On the Market: Surviving the Academic Job Search

Academe, Jan/Feb 1999 by Kurland, Stuart M

On the Market: Surviving the Academic Job Search Edited by Christina Boufis and Victoria C. Olsen. New York: Riverhead Books, 1997, 382 pp., $12.95 STUART M. KURLAND

INDISPENSABLE READING FOR GRADuate students and recent Ph.D.'s, the essays in this collection illuminate the practical-and personal-aspects of the current employment crisis in higher education. The thirty-seven contributors, who represent a wide variety of disciplines, mainly in the humanities, share their personal experiences in looking for entry-level jobs in the academy, coping with the stresses of the job search, and reassessing-and revising-career goals when jobs failed to materialize.

These mostly anecdotal essays are generally brief and informal, and a number are extremely personal. Some writers offer explicit advice, including practical tips on such matters as writing application letters, assembling dossiers, and interviewing. The essays, taken together, portray a generation of would-be university professors devastated by unanticipated shifts in the system of faculty employment, under which tenured positions (finally) opened by retirements are being left unfilled while unprecedented numbers of undergraduate students are being taught by part-time or non-tenure-track faculty, a process Michael Berube calls "the adjunctification of the professoriate." Having undertaken advanced study not only for its own sake but also with the reassurance that an academic career would be a realistic possibility, this generation of teachers and scholars now finds its aspirations betrayed by larger economic forces. There is, understandably, much pain and bitterness, though also fortitude, humor, and even hope.

The essays are arranged topically, with chapters devoted to the application process, academic conferences and interviews, and the aftermath of the job search (that is, dealing with rejections); identity politics and other aspects of the contemporary profession as reflected in hiring; the balancing of the personal and the professional; different paths and alternative careers; and "critiques of the academy." Each chapter features a brief introduction followed by three or four essays. There are also brief afterwords by Louis Menand and Berube and an "appendix of useful resources for the academic job search."

Job applicants, whether hopeful, resigned, or both, may learn many things here-not least that they are not alone. And this collection should be required reading for faculty and administrators involved in counseling graduate students and hiring faculty: placement directors, directors of graduate study, department chairs, and members of hiring committees.

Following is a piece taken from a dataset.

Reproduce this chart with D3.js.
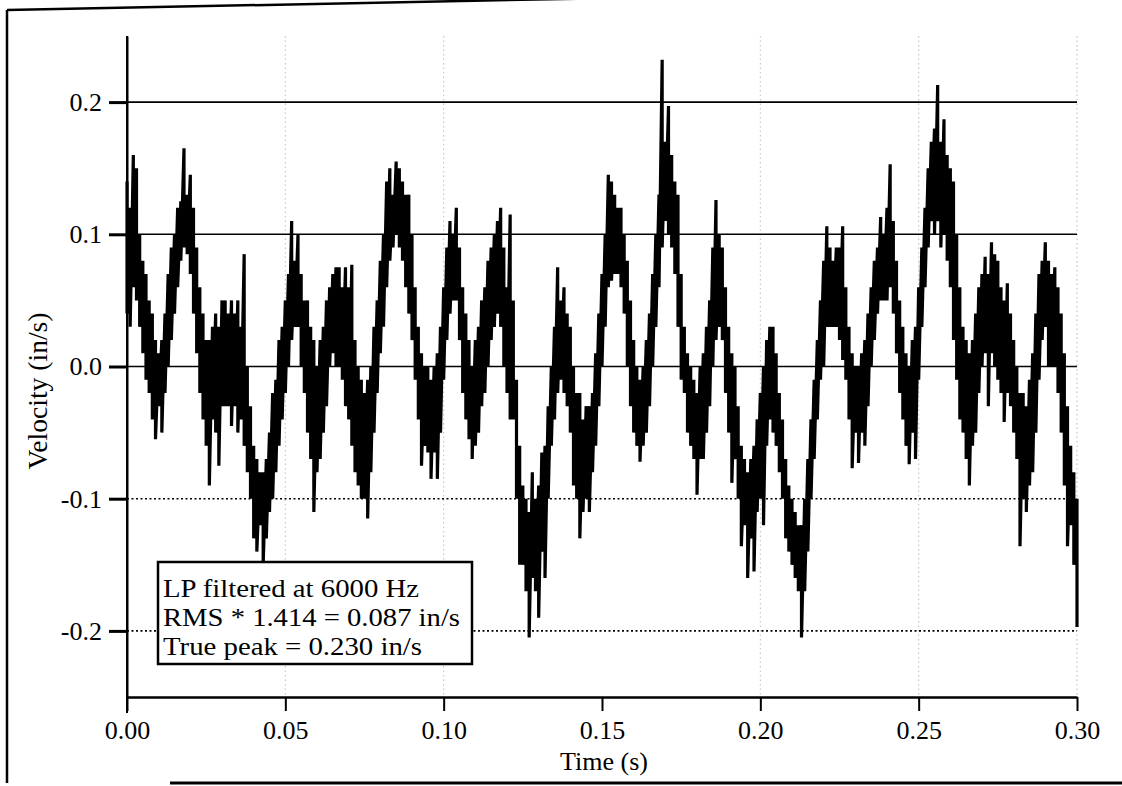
<!DOCTYPE html>
<html>
<head>
<meta charset="utf-8">
<script src="https://cdn.jsdelivr.net/npm/d3@7"></script>
<style>
  html, body { margin: 0; padding: 0; background: #fff; }
  svg { display: block; }
  text { font-family: "Liberation Serif", "Times New Roman", serif; fill: #000; }
</style>
</head>
<body>
<svg id="chart" width="1122" height="786"></svg>
<script>
// sample spacing of the trace (s)
const SAMPLE_STEP = 0.001;

// upper edge of the noisy trace, one value per ms (in/s)
const velHigh = [
  0.14, 0.12, 0.16, 0.15, 0.10, 0.08, 0.07, 0.05, 0.04, 0.02,
  0.01, 0.02, 0.04, 0.07, 0.09, 0.10, 0.12, 0.125, 0.165, 0.13,
  0.145, 0.12, 0.09, 0.06, 0.04, 0.02, 0.02, 0.03, 0.04, 0.03,
  0.05, 0.05, 0.04, 0.05, 0.04, 0.05, 0.03, 0.085, 0.0, -0.03,
  -0.06, -0.07, -0.08, -0.08, -0.07, -0.05, -0.02, -0.01, 0.02, 0.03,
  0.05, 0.07, 0.11, 0.08, 0.10, 0.07, 0.05, 0.05, 0.03, 0.02,
  0.0, 0.02, 0.03, 0.05, 0.06, 0.07, 0.075, 0.075, 0.06, 0.075,
  0.06, 0.077, 0.02, 0.0, -0.01, -0.02, -0.01, 0.0, 0.03, 0.05,
  0.08, 0.10, 0.14, 0.15, 0.13, 0.155, 0.15, 0.14, 0.13, 0.13,
  0.10, 0.06, 0.03, 0.01, 0.0, 0.0, -0.01, 0.0, 0.01, 0.03,
  0.06, 0.09, 0.11, 0.10, 0.12, 0.09, 0.06, 0.04, 0.02, 0.0,
  0.02, 0.03, 0.05, 0.06, 0.08, 0.09, 0.10, 0.11, 0.12, 0.09,
  0.06, 0.115, 0.05, -0.01, -0.06, -0.09, -0.10, -0.11, -0.08, -0.10,
  -0.09, -0.065, -0.06, -0.03, 0.0, 0.03, 0.075, 0.05, 0.06, 0.04,
  0.03, 0.0, -0.02, -0.02, -0.04, -0.03, -0.03, -0.02, 0.01, 0.04,
  0.07, 0.10, 0.145, 0.14, 0.13, 0.12, 0.12, 0.10, 0.08, 0.05,
  0.02, 0.0, -0.01, 0.0, 0.02, 0.04, 0.07, 0.10, 0.13, 0.232,
  0.17, 0.197, 0.16, 0.14, 0.13, 0.07, 0.03, 0.01, 0.0, -0.01,
  -0.02, 0.0, 0.01, 0.03, 0.05, 0.09, 0.126, 0.10, 0.09, 0.06,
  0.03, 0.01, 0.0, -0.03, -0.06, -0.07, -0.08, -0.07, -0.06, -0.04,
  -0.02, 0.0, 0.02, 0.03, 0.03, 0.01, -0.02, -0.04, -0.07, -0.09,
  -0.10, -0.11, -0.12, -0.12, -0.10, -0.07, -0.04, -0.01, 0.02, 0.05,
  0.08, 0.106, 0.09, 0.08, 0.09, 0.09, 0.106, 0.06, 0.03, 0.01,
  0.0, 0.0, 0.01, 0.02, 0.04, 0.06, 0.08, 0.09, 0.113, 0.10,
  0.12, 0.153, 0.11, 0.08, 0.05, 0.03, 0.01, 0.0, 0.02, 0.03,
  0.06, 0.09, 0.12, 0.15, 0.17, 0.18, 0.213, 0.17, 0.187, 0.16,
  0.15, 0.14, 0.10, 0.06, 0.03, 0.02, 0.01, 0.02, 0.04, 0.06,
  0.07, 0.083, 0.07, 0.094, 0.085, 0.08, 0.06, 0.05, 0.063, 0.04,
  0.02, 0.0, -0.02, -0.02, -0.03, -0.01, 0.01, 0.04, 0.07, 0.08,
  0.094, 0.08, 0.07, 0.075, 0.06, 0.04, 0.01, -0.03, -0.06, -0.08,
  -0.10
];

// lower edge of the noisy trace, one value per ms (in/s)
const velLow = [
  0.04, 0.03, 0.06, 0.05, 0.03, 0.01, -0.01, -0.02, -0.04, -0.055,
  -0.03, -0.05, -0.02, 0.0, 0.02, 0.04, 0.06, 0.08, 0.09, 0.085,
  0.07, 0.04, 0.01, -0.02, -0.04, -0.06, -0.09, -0.04, -0.05, -0.075,
  -0.03, -0.03, -0.03, -0.045, -0.03, -0.05, -0.04, -0.06, -0.08, -0.10,
  -0.13, -0.14, -0.12, -0.15, -0.13, -0.11, -0.10, -0.08, -0.06, -0.04,
  -0.02, 0.0, 0.02, 0.03, 0.03, 0.0, -0.02, -0.05, -0.07, -0.11,
  -0.08, -0.07, -0.05, -0.03, 0.0, 0.01, 0.0, 0.0, -0.01, -0.03,
  -0.04, -0.06, -0.08, -0.09, -0.10, -0.10, -0.115, -0.08, -0.05, -0.02,
  0.01, 0.03, 0.06, 0.08, 0.09, 0.10, 0.09, 0.08, 0.06, 0.04,
  0.02, -0.01, -0.04, -0.075, -0.06, -0.065, -0.085, -0.065, -0.085, -0.05,
  -0.01, 0.02, 0.04, 0.05, 0.05, 0.02, -0.02, -0.04, -0.055, -0.07,
  -0.06, -0.05, -0.03, -0.02, 0.0, 0.02, 0.03, 0.04, 0.03, 0.0,
  -0.02, -0.04, -0.04, -0.10, -0.15, -0.15, -0.17, -0.205, -0.16, -0.17,
  -0.19, -0.14, -0.16, -0.10, -0.06, -0.04, -0.02, -0.01, -0.02, -0.03,
  -0.05, -0.09, -0.10, -0.13, -0.11, -0.10, -0.11, -0.08, -0.06, -0.03,
  0.0, 0.03, 0.06, 0.065, 0.07, 0.07, 0.06, 0.04, 0.0, -0.03,
  -0.05, -0.06, -0.072, -0.06, -0.05, -0.03, 0.0, 0.03, 0.06, 0.09,
  0.11, 0.10, 0.09, 0.07, 0.03, -0.01, -0.02, -0.05, -0.06, -0.07,
  -0.097, -0.07, -0.07, -0.05, -0.03, 0.0, 0.02, 0.03, 0.02, -0.02,
  -0.05, -0.088, -0.07, -0.10, -0.136, -0.12, -0.16, -0.13, -0.155, -0.11,
  -0.10, -0.12, -0.06, -0.04, -0.05, -0.06, -0.08, -0.10, -0.13, -0.14,
  -0.15, -0.16, -0.17, -0.205, -0.17, -0.14, -0.10, -0.07, -0.04, -0.01,
  0.0, 0.03, 0.03, 0.03, 0.03, 0.02, 0.005, -0.01, -0.04, -0.077,
  -0.05, -0.073, -0.05, -0.06, -0.03, 0.0, 0.02, 0.04, 0.05, 0.05,
  0.05, 0.06, 0.04, 0.01, -0.02, -0.04, -0.06, -0.074, -0.05, -0.07,
  -0.01, 0.03, 0.06, 0.09, 0.11, 0.10, 0.11, 0.09, 0.10, 0.08,
  0.06, 0.02, -0.01, -0.04, -0.05, -0.07, -0.09, -0.06, -0.05, -0.02,
  0.0, 0.01, -0.03, 0.01, 0.0, -0.01, -0.02, -0.042, -0.02, -0.03,
  -0.05, -0.07, -0.136, -0.10, -0.11, -0.09, -0.08, -0.05, -0.01, 0.02,
  0.03, 0.0, 0.0, 0.0, -0.02, -0.05, -0.09, -0.136, -0.12, -0.15,
  -0.197
];

// axis ticks / grid
const xTicks = [0.00, 0.05, 0.10, 0.15, 0.20, 0.25, 0.30];
const yTicks = [-0.2, -0.1, 0.0, 0.1, 0.2];
const solidGrid = [0.2, 0.1, 0.0];
const dottedGrid = [-0.1, -0.2];
const vGrid = [0.05, 0.10, 0.20, 0.25, 0.30];

const legendLines = ["LP filtered at 6000 Hz", "RMS * 1.414 = 0.087 in/s", "True peak = 0.230 in/s"];

const svg = d3.select("#chart");

var x = d3.scaleLinear().domain([0, 0.3]).range([127, 1077]);
var y = d3.scaleLinear().domain([-0.25, 0.25]).range([697, 36]);

// outer frame of the scanned page
svg.append("line").attr("x1", 7).attr("y1", 10).attr("x2", 7).attr("y2", 783)
  .attr("stroke", "#000").attr("stroke-width", 2.5);
svg.append("line").attr("x1", 7).attr("y1", 10).attr("x2", 1122).attr("y2", -12)
  .attr("stroke", "#000").attr("stroke-width", 2.5);
svg.append("line").attr("x1", 170).attr("y1", 783).attr("x2", 1122).attr("y2", 783)
  .attr("stroke", "#000").attr("stroke-width", 3);

// vertical dotted grid (barely visible in the original)
svg.selectAll(".vgrid").data(vGrid).enter().append("line")
  .attr("class", "vgrid")
  .attr("x1", d => x(d)).attr("x2", d => x(d))
  .attr("y1", y(0.25)).attr("y2", y(-0.25))
  .attr("stroke", "#000").attr("stroke-width", 1)
  .attr("stroke-dasharray", "1.5,3").attr("opacity", 0.25);

// horizontal grid
svg.selectAll(".sgrid").data(solidGrid).enter().append("line")
  .attr("class", "sgrid")
  .attr("x1", x(0)).attr("x2", x(0.3))
  .attr("y1", d => y(d)).attr("y2", d => y(d))
  .attr("stroke", "#000").attr("stroke-width", 1.6);

svg.selectAll(".dgrid").data(dottedGrid).enter().append("line")
  .attr("class", "dgrid")
  .attr("x1", x(0)).attr("x2", x(0.3))
  .attr("y1", d => y(d)).attr("y2", d => y(d))
  .attr("stroke", "#000").attr("stroke-width", 1.6)
  .attr("stroke-dasharray", "2,2.5");

// the trace: vertical stroke hi->lo at every sample, then on to the next
var pts = [];
for (var i = 0; i < velHigh.length; i++) {
  var t = i * SAMPLE_STEP;
  pts.push([t, velHigh[i]]);
  pts.push([t, velLow[i]]);
}
var line = d3.line().x(d => x(d[0])).y(d => y(d[1]));
svg.append("path")
  .datum(pts)
  .attr("d", line)
  .attr("fill", "none")
  .attr("stroke", "#000")
  .attr("stroke-width", 3.2)
  .attr("stroke-linejoin", "bevel");

// axes
var yAxis = d3.axisLeft(y).tickValues(yTicks).tickSize(18).tickSizeOuter(0)
  .tickPadding(7).tickFormat(d => d.toFixed(1));
var gy = svg.append("g").attr("transform", "translate(" + x(0) + ",0)").call(yAxis);
gy.select(".domain").attr("stroke-width", 2);
gy.selectAll(".tick line").attr("stroke-width", 3);
gy.selectAll(".tick text").style("font-size", "26px");

var xAxis = d3.axisBottom(x).tickValues(xTicks).tickSize(14).tickSizeOuter(0)
  .tickPadding(10).tickFormat(d => d.toFixed(2));
var gx = svg.append("g").attr("transform", "translate(0," + y(-0.25) + ")").call(xAxis);
gx.select(".domain").attr("stroke-width", 2.5);
gx.selectAll(".tick line").attr("stroke-width", 2);
gx.selectAll(".tick text").style("font-size", "26px");

// y axis line runs below the x axis like the 0.00 tick
svg.append("line").attr("x1", x(0)).attr("x2", x(0)).attr("y1", y(0.25)).attr("y2", y(-0.25) + 16)
  .attr("stroke", "#000").attr("stroke-width", 2);

// axis titles
svg.append("text")
  .attr("x", 604).attr("y", 770)
  .attr("text-anchor", "middle")
  .style("font-size", "26px")
  .text("Time (s)");

svg.append("text")
  .attr("transform", "translate(47,391) rotate(-90)")
  .attr("text-anchor", "middle")
  .attr("textLength", 157)
  .attr("lengthAdjust", "spacingAndGlyphs")
  .style("font-size", "27px")
  .text("Velocity (in/s)");

// annotation box
svg.append("rect")
  .attr("x", 158).attr("y", 562).attr("width", 314).attr("height", 102)
  .attr("fill", "#fff").attr("stroke", "#000").attr("stroke-width", 2.5);

var legendWidths = [256, 297, 259];
svg.selectAll(".note").data(legendLines).enter().append("text")
  .attr("class", "note")
  .attr("x", 163)
  .attr("y", (d, i) => 597 + i * 29)
  .attr("textLength", (d, i) => legendWidths[i])
  .attr("lengthAdjust", "spacingAndGlyphs")
  .style("font-size", "25px")
  .text(d => d);
</script>
</body>
</html>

For those not personally affected by the crisis in the academic marketplace, what does this book add to ongoing discussions about the nature and future of the academy? It does not aim to offer a comprehensive analysis of the academic enterprise, which is a relief, since despite the subject and intended readership, this is not a scholarly book. Every essay refers in passing to the dismal state of the 1990s job market, or to universities' increasing reliance on adjuncts to teach undergraduates, but these larger issues tend to remain in the background, unexamined. Also unexamined are certain perceptions of the academic enterprise, seen, as it were, from the bottom: that market forces drive the modern American university in illiberal and inhumane directions, that the current system unfairly exploits graduate students and other marginalized academics, that meritocracy in such circumstances is a myth, and that "political correctness" or bias not infrequently dominates the decisions of universities and hiring committees. And, most significant, the focus is exclusively on entry-level faculty hiring (there's nothing on midlevel or senior hiring, retention rates, or tenuring, or, for that matter, on filling nominally entry-level positions with experienced faculty), which leaves little room for analysis of larger trends such as changes in disciplines (including the emergence of new fields of study), national and international educational (and economic) developments, or even structural changes in the American university system.

The value of this book lies in its admittedly impressionistic representation of a vital segment of a professoriate in crisis. Beyond the personal testimonials and practical advice that are the collection's ostensible subject, its real contribution is the glimpse it offers of the human consequences of seemingly implacable demographic and institutional forces. If the doors to the academy remain closed to the next generation of teachers and scholars, the costs will be borne not just by the individuals whose career aspirations are frustrated but by all of us now on the inside, by our institutions, and by our current and future students. What healthy organism eats its young? Whither-wither-the academy?

Stuart Kurland is a member of the English department at Duquesne University in Pittsburgh.